March 21 is World Down Syndrome Day. Why 3-21? Because people with Down Syndrome are diagnosed as Trisomy 21 which means they have 3 twenty-first chromosomes instead of 2. Please take a moment and watch WDSD Global Video.
I am the proud mother of a son with Down Syndrome and being acknowledged and heard can be a daily battle for him.
For 2017, Down Syndrome International presents #MyVoiceMyCommunity, messages from people with Down syndrome, among their friends and peers.
They talk about how it is important for their voices to be heard, as equal citizens of their countries and they encourage their governments to listen to their concerns.
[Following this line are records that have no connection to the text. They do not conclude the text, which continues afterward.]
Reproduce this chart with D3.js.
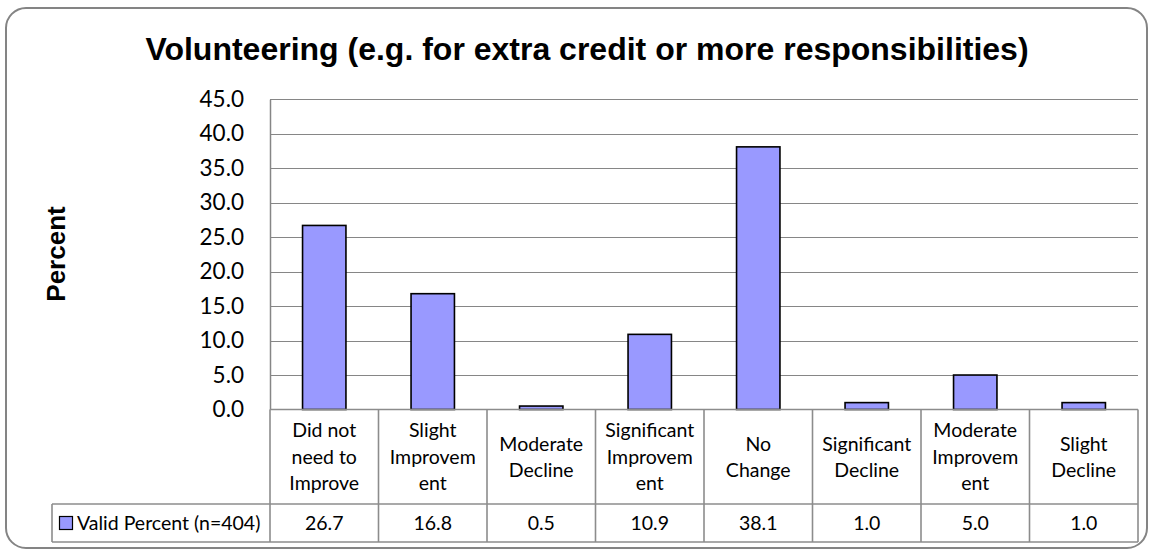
<!DOCTYPE html>
<html>
<head>
<meta charset="utf-8">
<script src="https://cdn.jsdelivr.net/npm/d3@7"></script>
<style>
  html, body { margin: 0; padding: 0; background: #fff; }
  svg { display: block; }
</style>
</head>
<body>
<svg id="chart" width="1151" height="550"></svg>
<script>
// Response categories, in the order they appear on the axis
const categories = [
  ["Did not", "need to", "Improve"],
  ["Slight", "Improvem", "ent"],
  ["Moderate", "Decline"],
  ["Significant", "Improvem", "ent"],
  ["No", "Change"],
  ["Significant", "Decline"],
  ["Moderate", "Improvem", "ent"],
  ["Slight", "Decline"]
];
const values = [26.7, 16.8, 0.5, 10.9, 38.1, 1.0, 5.0, 1.0];
const yTicks = [0, 5, 10, 15, 20, 25, 30, 35, 40, 45];
const seriesName = "Valid Percent (n=404)";
const titleText = "Volunteering (e.g. for extra credit or more responsibilities)";
const yLabel = "Percent";

const svg = d3.select("#chart");

const plot = { left: 270, right: 1138, top: 99.3, bottom: 409.5 };
const table = { left: 52, catBottom: 504, valBottom: 542 };
const tableFont = "Lato, Calibri, sans-serif";
const tableSize = 19.5;

const keys = categories.map((c, i) => i);
const x = d3.scaleBand()
  .domain(keys)
  .range([plot.left, plot.right])
  .paddingInner(0.6)
  .paddingOuter(0.3);
const xCell = d3.scaleBand().domain(keys).range([plot.left, plot.right]);
const y = d3.scaleLinear().domain([0, 45]).range([plot.bottom, plot.top]);

// Outer rounded frame
svg.append("rect")
  .attr("x", 6).attr("y", 8)
  .attr("width", 1141).attr("height", 540)
  .attr("rx", 20).attr("ry", 20)
  .attr("fill", "#fff")
  .attr("stroke", "#848484")
  .attr("stroke-width", 2);

// Title
svg.append("text")
  .attr("x", 587).attr("y", 60)
  .attr("text-anchor", "middle")
  .attr("font-family", "Liberation Sans, Arial, sans-serif")
  .attr("font-weight", "bold")
  .attr("font-size", 32)
  .attr("fill", "#000")
  .text(titleText);

// Y axis title
svg.append("text")
  .attr("transform", "translate(65,254) rotate(-90)")
  .attr("text-anchor", "middle")
  .attr("font-family", "Liberation Sans, Arial, sans-serif")
  .attr("font-weight", "bold")
  .attr("font-size", 26)
  .text(yLabel);

// Horizontal gridlines
svg.append("g")
  .selectAll("line")
  .data(yTicks.filter(t => t > 0))
  .join("line")
  .attr("x1", plot.left).attr("x2", plot.right)
  .attr("y1", d => Math.round(y(d)) + 0.5).attr("y2", d => Math.round(y(d)) + 0.5)
  .attr("stroke", "#868686")
  .attr("stroke-width", 1.2);

// Y axis with tick labels
const yAxis = d3.axisLeft(y)
  .tickValues(yTicks)
  .tickFormat(d3.format(".1f"))
  .tickSize(0)
  .tickPadding(26);
const gy = svg.append("g")
  .attr("transform", `translate(${plot.left},0)`)
  .call(yAxis);
gy.select(".domain").attr("stroke", "#868686").attr("stroke-width", 1.5);
gy.selectAll("text")
  .attr("font-family", tableFont)
  .attr("font-size", 22.5)
  .attr("fill", "#000");

// Bars
svg.append("g")
  .selectAll("rect")
  .data(values)
  .join("rect")
  .attr("x", (d, i) => x(i))
  .attr("width", x.bandwidth())
  .attr("y", d => y(d))
  .attr("height", d => y(0) - y(d))
  .attr("fill", "#9999ff")
  .attr("stroke", "#000")
  .attr("stroke-width", 1.6);

// Data table below the axis
const tg = svg.append("g").attr("stroke", "#8c8c8c").attr("stroke-width", 1.6);
// top border (category axis line)
tg.append("line").attr("x1", plot.left).attr("x2", plot.right)
  .attr("y1", plot.bottom).attr("y2", plot.bottom);
// row divider and bottom
tg.append("line").attr("x1", table.left).attr("x2", plot.right)
  .attr("y1", table.catBottom).attr("y2", table.catBottom);
tg.append("line").attr("x1", table.left).attr("x2", plot.right)
  .attr("y1", table.valBottom).attr("y2", table.valBottom);
// legend cell left edge
tg.append("line").attr("x1", table.left).attr("x2", table.left)
  .attr("y1", table.catBottom).attr("y2", table.valBottom);
// column dividers
tg.selectAll("line.col")
  .data(keys.concat([keys.length]))
  .join("line")
  .attr("class", "col")
  .attr("x1", d => d < keys.length ? xCell(d) : plot.right)
  .attr("x2", d => d < keys.length ? xCell(d) : plot.right)
  .attr("y1", plot.bottom).attr("y2", table.valBottom);

// Category labels
const catRowMid = (plot.bottom + table.catBottom) / 2;
const lineH = 26.5;
const cg = svg.append("g")
  .attr("font-family", tableFont)
  .attr("font-size", tableSize)
  .attr("text-anchor", "middle")
  .attr("fill", "#000");
categories.forEach((lines, i) => {
  const cx = xCell(i) + xCell.bandwidth() / 2;
  const t = cg.append("text").attr("x", cx);
  lines.forEach((ln, j) => {
    t.append("tspan")
      .attr("x", cx)
      .attr("y", catRowMid + (j - (lines.length - 1) / 2) * lineH + 7)
      .text(ln);
  });
});

// Value row
const valRowMid = (table.catBottom + table.valBottom) / 2;
svg.append("g")
  .attr("font-family", tableFont)
  .attr("font-size", tableSize)
  .attr("text-anchor", "middle")
  .selectAll("text")
  .data(values)
  .join("text")
  .attr("x", (d, i) => xCell(i) + xCell.bandwidth() / 2)
  .attr("y", valRowMid + 7)
  .text(d => d3.format(".1f")(d));

// Legend key inside the table
svg.append("rect")
  .attr("x", 59.5).attr("y", valRowMid - 6.5)
  .attr("width", 13).attr("height", 13)
  .attr("fill", "#9999ff")
  .attr("stroke", "#000")
  .attr("stroke-width", 1.2);
svg.append("text")
  .attr("x", 77).attr("y", valRowMid + 7)
  .attr("font-family", tableFont)
  .attr("font-size", tableSize)
  .text(seriesName);
</script>
</body>
</html>
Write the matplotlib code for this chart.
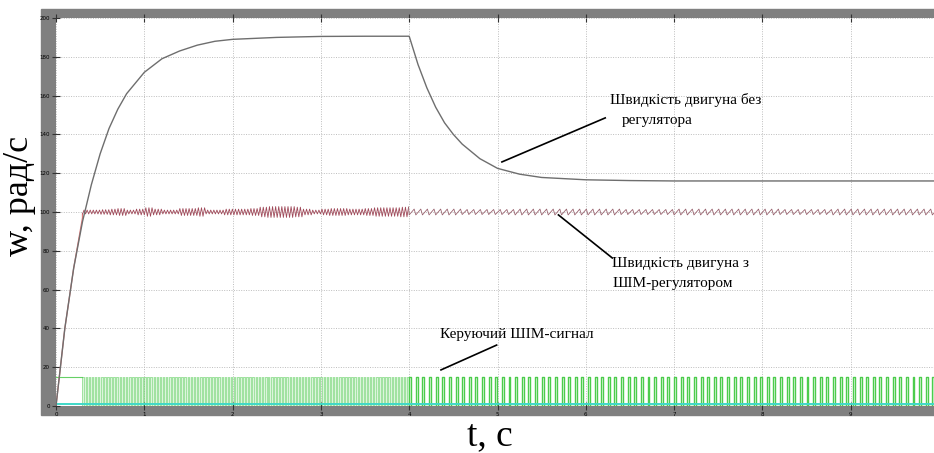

Yesterday I visited My Recent Favorite Books and talked about what it’s like to be a writer and the mother to a Down Syndrome/PDD child. Melissa also has a great page of autism links for parents and caregivers. I have to tell you the comments posted after my guest post were really wonderful. Please check them out. Thank you Melissa! Here is some of my article:
When I first started wanting to be a writer I pursued publishing down traditional paths. One agent stated that if I wasn’t willing to make at least 50 appearances a year there was no way they could promote my book. As a parent I was not willing to make that kind of sacrifice so I tabled my writing. I eventually decided to take the plunge and independently publish and with that create my own appearances in the virtual world.
Read my full blog post “What Happens When a Writer is the Parent of a Very Special Person?” on My Recent Favorite Books
Happy World Down Syndrome and much love goes out to all my friends with Down Syndrome and the people who love and care for them. For today I have a review of a very special book about a man named David. Here is the review I posted on Goodreads.
How David Met Sarah by Anne Kelleher
My rating: 5 of 5 stars
I loved this book. How David met Sarah is a story about David, an adult with Down Syndrome. After reading just a little of it, I realized I wanted to read it to my son who also has Down Syndrome. It shows what the world is like for a person with developmental delays. We see David’s fears, his joys, the discrimination he endures and his understanding of life. I applaud Anne Kelleher for so beautifully telling David’s story.
If you know an adult with Down Syndrome, please share this book with them and then check out the sequel, When David Was Surprised. It is wonderful to find fiction like this for the people we love.
Like thousands of friends and family members of people with Down Syndrome, I’m participating in a Buddy Walk during the month of October, Down Syndrome Awareness Month. My son and I went for our walk this weekend with many other families and after some warm ups, dancing with cheerleaders and a snack, we set out for two exhausting laps around a ball field. His favorite part was not the walk, but the firetruck they had out for the kids and adults. He, of course, was ready to go in and drive the thing out of the park!
How fast can this baby go?
If you ever wonder why I always include the character of Danny in my books, it is because of this guy. I can’t imagine any part of my life without him…even my imaginary world.
Down Syndrome Buddy walks raise funds for education, advocacy and fellowship for Down Syndrome people and their families.
The really good ones have firetrucks.
Come and visit me today as I guest post on the blog, Bringing the Sunshine. I am writing about our journey with our son who has Down Syndrome and finding the many positive parts along the way. Andi’s blog Bringing the Sunshine is all about finding the good and supporting parents of children with special needs!
I just came from the natural foods store where I shopped with my son, Andrew. I told him (bribed) if he behaved he could have a gluten-free, soy-free cookie. Andrew is nonverbal so whether or not I was getting through is not certain. His behavior was…questionable, especially when he decided we didn’t just need one bottle of vitamins, but pretty well one of each kind. When we got to the cookies he went for a large bag of the kind we used eat but now must abandon because of soy flour. I found him another, smaller single serve cookie and put it in the basket. He wasn’t having that. We need the BIG bag, Mom. I finally had to wrestle it out of his hand, show him the other cookie and steer him toward the checkout. Did he deserve that cookie? Probably not. Did he get that cookie? He had his first bite down before we left the parking lot.
Some days it’s not so much about the achieving as the trying.
For all the kiddos and adults we know and love with Down Syndrome, we love you, good days and bad.